Exhibit 99.1
FOR IMMEDIATE RELEASE | ||
December 4, 2007 | For more information, contact: | |
Rick D. Riley, President | ||
(512) 837-7100 | ||
PR@citizensinc.com |
Citizens, Inc. Completes $18.8 Million Registered Direct Offering
AUSTIN, Texas (December 4, 2007) –Citizens, Inc. (NYSE: CIA) announced today that it has completed its previously announced registered direct offering of 2,682,857 shares of its Class A common stock to institutional investors at a price of $7.00 per share, for gross proceeds to the Company of approximately $18.8 million. After deducting the fees of the placement agents and estimated offering expenses payable by the Company, the net proceeds are expected to be approximately $17.2 million.
The Company plans to use the net proceeds from the offering primarily for general corporate purposes including, but not limited to, acquisitions and for working capital, including capital contributions to its insurance company subsidiaries.
The placement agents for the offering were Oppenheimer & Co. Inc., which acted as lead placement agent, and KeyBanc Capital Markets Inc. Copies of the final prospectus supplement and accompanying base prospectus can be obtained from Oppenheimer & Co. Inc., 125 Broad Street, 15th Floor, New York, New York 10004, Telephone: (212) 668-8020.
A shelf registration statement relating to these shares was originally filed on June 5, 2007, and has since been declared effective. This press release shall not constitute an offer to sell nor the solicitation of an offer to buy, nor shall there be any sale of the securities in any jurisdiction in which such offer, solicitation or sale would be unlawful prior to registration or qualification under the securities laws of any such jurisdiction. Any offer, if at all, will be made only by means of a prospectus forming a part of the effective registration statement and an accompanying prospectus supplement.
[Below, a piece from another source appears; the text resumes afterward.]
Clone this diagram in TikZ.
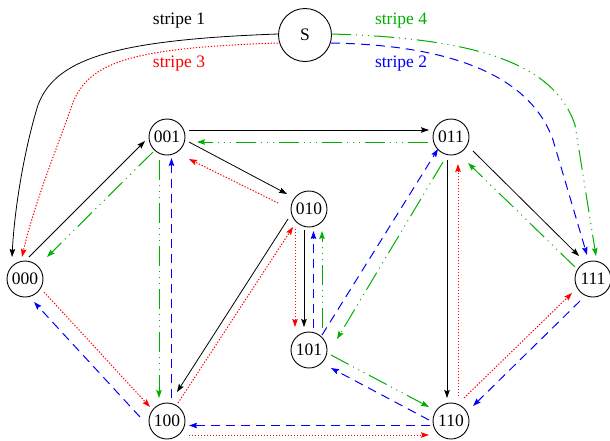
\documentclass[tikz,border=0pt]{standalone}
\usepackage{fontspec}
\setmainfont{Liberation Serif}
\usetikzlibrary{arrows.meta,calc}
\definecolor{fgreen}{RGB}{0,175,0}
\definecolor{fblue}{RGB}{0,0,255}
\definecolor{fred}{RGB}{255,0,0}
\begin{document}
\begin{tikzpicture}[x=1pt,y=-1pt,
  state/.style={draw,circle,line width=0.9pt,minimum size=36pt,inner sep=0pt,font=\fontsize{17.5}{20}\selectfont},
  lbl/.style={font=\fontsize{17.5}{20}\selectfont,inner sep=0pt},
  tip/.style={-{Stealth[length=8pt,width=5.5pt,inset=1.2pt]}},
  blk/.style={tip,line width=0.8pt,black},
  rdot/.style={tip,line width=1pt,fred,dash pattern=on 1.3pt off 1.7pt},
  bdash/.style={tip,line width=1pt,fblue,dash pattern=on 9pt off 6pt},
  gdd/.style={tip,line width=1pt,fgreen,dash pattern=on 20pt off 5pt on 1pt off 5pt on 1pt off 5pt on 1pt off 5pt}]
\useasboundingbox (0,0) rectangle (610,440);
% nodes
\node[state,minimum size=53pt] (S) at (305,35) {S};
\node[state] (n000) at (25,279) {000};
\node[state] (n001) at (167,137) {001};
\node[state] (n010) at (309,209) {010};
\node[state] (n011) at (451,137) {011};
\node[state] (n100) at (167,421) {100};
\node[state] (n101) at (309,350) {101};
\node[state] (n110) at (451,421) {110};
\node[state] (n111) at (593,279) {111};
% labels
\node[lbl] (l1) at (179,21) {stripe 1};
\node[lbl,text=fred] (l3) at (179,64) {stripe 3};
\node[lbl,text=fgreen] (l4) at (401,21) {stripe 4};
\node[lbl,text=fblue] (l2) at (401,64) {stripe 2};
% stripe 1 (black)
\draw[blk] ($(S)+(-27,-1)$) .. controls (110,40) and (55,60) .. (38,105) .. controls (27,140) and (15,200) .. ($(n000)+(-13,-22)$);
\draw[blk] ($(n000)+(4,-22)$) -- ($(n001)+(-22,4)$);
\draw[blk] ($(n001)+(22,-7)$) -- ($(n011)+(-22,-7)$);
\draw[blk] ($(n001)+(22,5)$) -- ($(n010)+(-22,-15)$);
\draw[blk] ($(n010)+(-21,10)$) -- ($(n100)+(10,-29)$);
\draw[blk] ($(n010)+(-5,21)$) -- ($(n101)+(-5,-23)$);
\draw[blk] ($(n011)+(22,14)$) -- ($(n111)+(-14,-23)$);
\draw[blk] ($(n011)+(-4,23)$) -- ($(n110)+(-4,-23)$);
% stripe 3 (red)
\draw[rdot] ($(S)+(-27,8)$) .. controls (130,48) and (88,62) .. (72,105) .. controls (62,135) and (35,200) .. ($(n000)+(-3,-22)$);
\draw[rdot] ($(n000)+(19,13)$) -- ($(n100)+(-17,-14)$);
\draw[rdot] ($(n100)+(11,-18)$) -- ($(n010)+(-16,18)$);
\draw[rdot] ($(n010)+(-31,-6)$) -- ($(n001)+(22,22)$);
\draw[rdot] ($(n010)+(-14,20)$) -- ($(n101)+(-14,-23)$);
\draw[rdot] ($(n100)+(22,14)$) -- ($(n110)+(-22,14)$);
\draw[rdot] ($(n110)+(7,-25)$) -- ($(n011)+(7,27)$);
\draw[rdot] ($(n110)+(13,-23)$) -- ($(n111)+(-21,14)$);
% stripe 2 (blue)
\draw[bdash] ($(S)+(26,8)$) .. controls (450,45) and (530,75) .. (553,140) -- ($(n111)+(-6,-24)$);
\draw[bdash] ($(n111)+(-13,22)$) -- ($(n110)+(22,-15)$);
\draw[bdash] ($(n110)+(-21,4.5)$) -- ($(n100)+(22,4.5)$);
\draw[bdash] ($(n110)+(-22,-1)$) -- ($(n101)+(22,18)$);
\draw[bdash] ($(n101)+(13,-15)$) -- ($(n011)+(-13,12)$);
\draw[bdash] ($(n101)+(4.5,-22)$) -- ($(n010)+(4.5,22)$);
\draw[bdash] ($(n100)+(4.5,-23)$) -- ($(n001)+(4.5,21)$);
\draw[bdash] ($(n100)+(-27,-4)$) -- ($(n000)+(9,23)$);
% stripe 4 (green)
\draw[gdd] ($(S)+(26,-1)$) .. controls (480,38) and (555,65) .. (575,125) -- ($(n111)+(3,-23)$);
\draw[gdd] ($(n111)+(-18,-12)$) -- ($(n011)+(17,26)$);
\draw[gdd] ($(n011)+(-23,5)$) -- ($(n001)+(30,5)$);
\draw[gdd] ($(n011)+(-8,25)$) -- ($(n101)+(28,-11)$);
\draw[gdd] ($(n101)+(13,-22)$) -- ($(n010)+(13,22)$);
\draw[gdd] ($(n101)+(22,5)$) -- ($(n110)+(-22,-14)$);
\draw[gdd] ($(n001)+(-14,15)$) -- ($(n000)+(22,-22)$);
\draw[gdd] ($(n001)+(-8,23)$) -- ($(n100)+(-8,-23)$);
\end{tikzpicture}
\end{document}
This press release shall not constitute an offer to sell or a solicitation of an offer to buy, nor shall there by any sale of these securities in any state or jurisdiction in which such offer, solicitation or sale would be unlawful prior to registration or qualification under the securities laws of any such state or jurisdiction.
Information herein contains forward-looking statements within the meaning of the Private Securities Litigation Reform Act of 1995, which can be identified by words such as “may,” “will, “expect,” “anticipate” or “continue” or comparable words. In addition, all statements other than statements of historical facts that address activities that the Company expects or anticipates will or may occur in the future are forward-looking statements. Readers are encouraged to read the SEC reports of the Company, particularly its Annual Report on Form 10-K/A for the year ended December 31, 2006, its Quarterly Report on Form 10-Q for the quarter ended September 30, 2007 and its current reports on Form 8-K, for the meaningful cautionary language disclosing why actual results may vary materially from those anticipated by management. The Company undertakes no duty or obligation to update any forward-looking statements contained in this release as a result of new information, future events or changes in the Company’s expectations. The Company also disclaims any duty to comment upon or correct information that may be contained in reports published by the investment community.